Although a State Department official said China had not been singled out, the report gave more attention to Beijing's policies than to any other government's. Following a 1996 government directive "to suppress unauthorized religious groups and social organizations," said the report, "Chinese authorities in some areas made strong efforts to crack down on the activities of unregistered Catholic and Protestant movements in 1996-97." China requires the official registration of religious groups, but Catholics aligned with Rome and many Protestant churches have declined to comply. They say registration means compromising religious freedom because the government places restraints on doctrinal teachings and activities.
China's unregistered churches often meet in private homes and are known as "house churches." U.S. Christian activists who have long criticized Chinese policies toward Christians say more Chinese belong to the underground congregation than to registered churches. The report stated that house churches have been raided and that leaders "were detained for lengthy investigation, and some were beaten." Local Chinese authorities, the report continued, have used threats, property demolition, interrogation, arrest and "reform-through-education sentences' to carry out Beijing's policy of suppression.
Nina Shea, a Catholic activist in Washington with the human rights group Freedom House, contended that the report could mark a turning point in the effort to galvanize support for Chinese Christians, who she said number more than 40 million. "This report is very important because it has created a peg for people to take note of the issue," she said. "This lends important credibility to what we've been saying all along." According to Shea, China persecutes unregistered Christians more for political than theological concerns. "Chinese official no longer regard religion as the opiate of the masses, but they fear religion because they cannot control it," she said. "Christianity stresses the dignity of the individual, which is something the government rejects."
Joan Brown Campbell, general secretary of the National Council of Churches, said the report "makes it clear that we have to take a hard look at the plight of the unregistered churches. This makes it crystal clear that they are being persecuted." Campbell's comment is noteworthy because the NCC has fostered relationships with leaders of registered church groups and has tended to favor a policy of dimplomat discretion about religious liberty in China. The NCC recently hosted a delegation from China's Religious Affairs Bureau that included Ye Xiao-Wen, the director general of the RAB. An NCC news report quoted Ye as saying July 18 in New York that "the situation of religion in China is the best it has been in 20 years." During those same comments Ye attributed questions being raised about religion in China to politicking over whether the U.S. should grant most-favored-nation trading status to China.
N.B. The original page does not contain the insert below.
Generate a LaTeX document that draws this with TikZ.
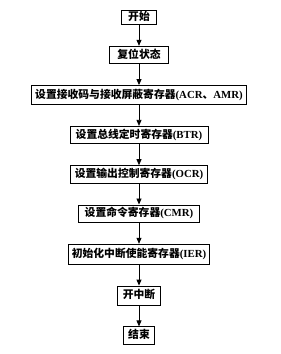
\documentclass[tikz,border=0pt]{standalone}
\usepackage{fontspec}
\setmainfont{Liberation Serif}
\newfontfamily\cjk{Noto Sans CJK SC}
\usetikzlibrary{arrows.meta,positioning}

\begin{document}
\begin{tikzpicture}[x=1pt,y=-1pt,node distance=20.8pt,>={Triangle[length=6pt,width=5pt]}]
      \tikzset{stepbox/.style={draw,line width=1pt,inner xsep=3.5pt,inner ysep=0pt,text height=8pt,text depth=2pt,minimum height=17.5pt,font=\fontsize{10.8}{12}\selectfont\bfseries}}
      \useasboundingbox (0,0) rectangle (281,354);
      \node[stepbox,minimum width=35pt,minimum height=14pt,anchor=north] (start) at (139,10) {\cjk 开始};
      \node[stepbox,minimum width=59pt,below=of start] (reset) {\cjk 复位状态};
      \node[stepbox,minimum height=19pt,below=of reset] (acr) {{\cjk 设置接收码与接收屏蔽寄存器}(ACR{\cjk 、}AMR)};
      \node[stepbox,minimum width=138pt,below=of acr] (btr) {{\cjk 设置总线定时寄存器}(BTR)};
      \node[stepbox,minimum width=137pt,below=of btr] (ocr) {{\cjk 设置输出控制寄存器}(OCR)};
      \node[stepbox,minimum width=121pt,below=of ocr] (cmr) {{\cjk 设置命令寄存器}(CMR)};
      \node[stepbox,minimum width=141pt,minimum height=20pt,below=of cmr] (ier) {{\cjk 初始化中断使能寄存器}(IER)};
      \node[stepbox,minimum width=43pt,minimum height=19pt,below=of ier] (irq) {\cjk 开中断};
      \node[stepbox,minimum width=31pt,minimum height=18pt,below=of irq] (stop) {\cjk 结束};
      \foreach \a/\b in {start/reset,reset/acr,acr/btr,btr/ocr,ocr/cmr,cmr/ier,ier/irq,irq/stop}
        \draw[->,line width=0.8pt] (\a) -- (\b);
    \end{tikzpicture}
\end{document}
Speaking at a news conference July 22, John Shattuck, an assistant secretary of state, maintained that the State Department's report was not intended to single out China. Nonetheless, he said, "those who are seeking to exercise basic rights of freedom of religion in China as elsewhere should take heart" from the report's release. Several Muslim-ruled countries, Russia and other formerly communist and still-communist countries also were criticized in the 83-page report. The report took note of a proposed Russian law -- vetoed July 22 by President Boris Yeltsin -- that would have denied full legal status to all faiths other than that nation's traditional religions, Russsian Orthodoxy, Judaism, Islam and Buddhism.
In Saudi Arabia, freedom of religion is nonexistent and non-Muslims face arrest for engaging in religious activities, the report stated. In Pakistan, "Muslim mobs" have destroyed Christian homes and churches, and Christians have been sentenced to death for alleged blasphemy stemming from comments judged anti-Islamic, the report added. In Sudan, which has been wracked by civil war between the Muslim north and the Christian and animist south, churches have been closed, ministers have been harassed, and "there are report that many Christians are victims of slave raids and forced conversion" to Islam.